Tidak butuh waktu terlalu
lama, Anne kemudian mengajari Helen membaca, pertama-tama dengan huruf timbul,
lalu dengan Braille, dan menulis dengan mesin tik biasa dan Braille.
Keinginannya untuk terus belajar semakin tak terbendung. Ia kemudian belajar
mengenal suara pada Sarah Fuller, sekaligus berbagai macam pelajaran seperti
aritmetika, fisika, geografi, bahasa Prancis dan Jerman.

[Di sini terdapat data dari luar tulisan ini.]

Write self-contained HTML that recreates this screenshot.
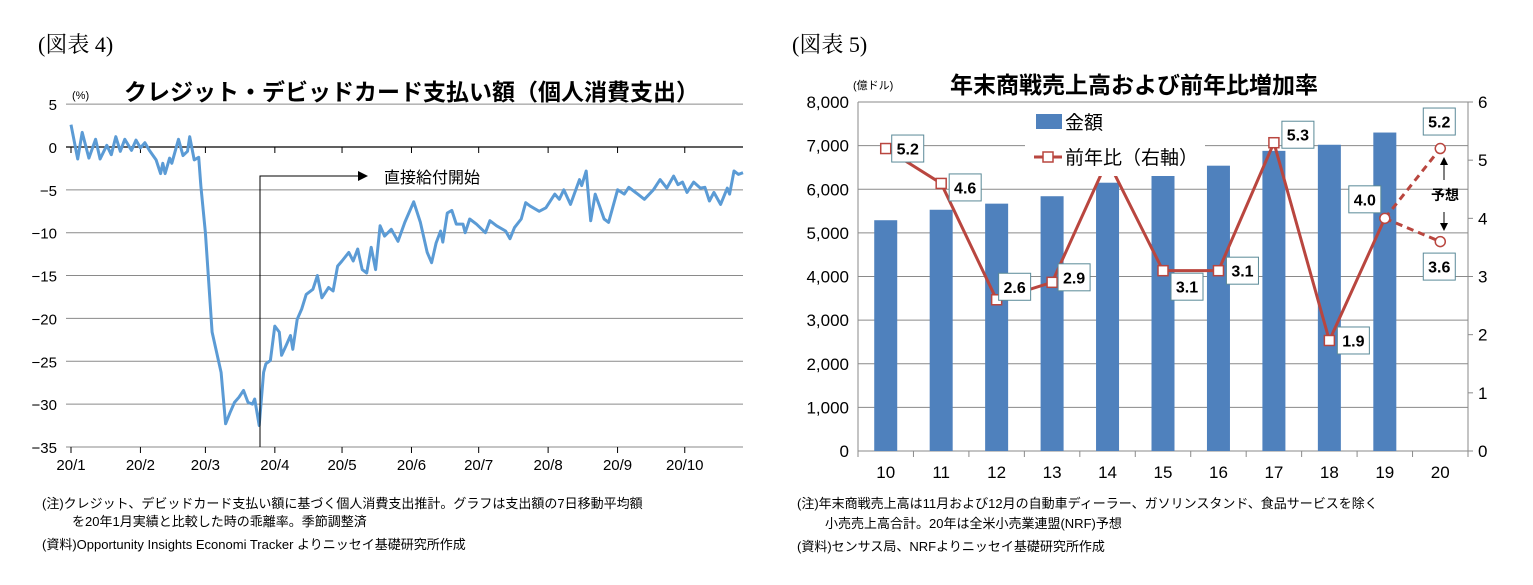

Helen kemudian menjadi orang
buta-tuli pertama yang meraih gelar bachelor
of arts dan lulus dengan predikat magna
cum laude. Ia juga dikenal sebagai seorang penulis yang melahirkan 12 buku
yang diterbitkan, seorang aktivis politik, dosen, dan advokat bagi para
disabilitas.
Suguhan Bergizi
Disuguhkan ke tengah pembaca
dengan gaya bahasa bercerita dan bertutur, membuat buku setebal tiga ratus satu
halaman ini dapat dikunyah dan dinikmati pembaca dari beragam generasi dan
segala lapisan sosial. Meski demikian, menu yang dihidangkannya tetap sarat
gizi yang dapat menyehatkan jiwa.
Selain perjuangan sosok
Ludgwig van Beethoven dan Helen Keller, kisah-kisah luarbiasa dari Jessica Cox,
Nick Vujicic, Ben Underwood, Randy Pausch, Lee Hee-ah, Bethany Hamilton, Temple
Grandin, Qian Hongyan, dan Steven Hawking turut pula dihadirkan oleh duo
penulis Arvan Pradiansyah dan Hermawan Aksan di dalamnya.
Kesebalas tokoh yang
dikisahkan merupakan orang-orang yang telah menemukan tujuan hidupnya yang
ditugaskan Tuhan. Menurut Arvan, Kita dikirim Tuhan ke dunia ini dengan satu
maksud, dengan sebuah misi suci, dan tugas kita adalah menemukan masing-masing
misi yang ditugaskan dan menjalankannya. Sehingga dengan demikian kehadiran
kita akan menjadi manfaat bagi umat manusia. Itulah kebahagiaan sejati.
(Halaman 19) sebagaimana yang telah ditemukan oleh sebelas tokoh di atas.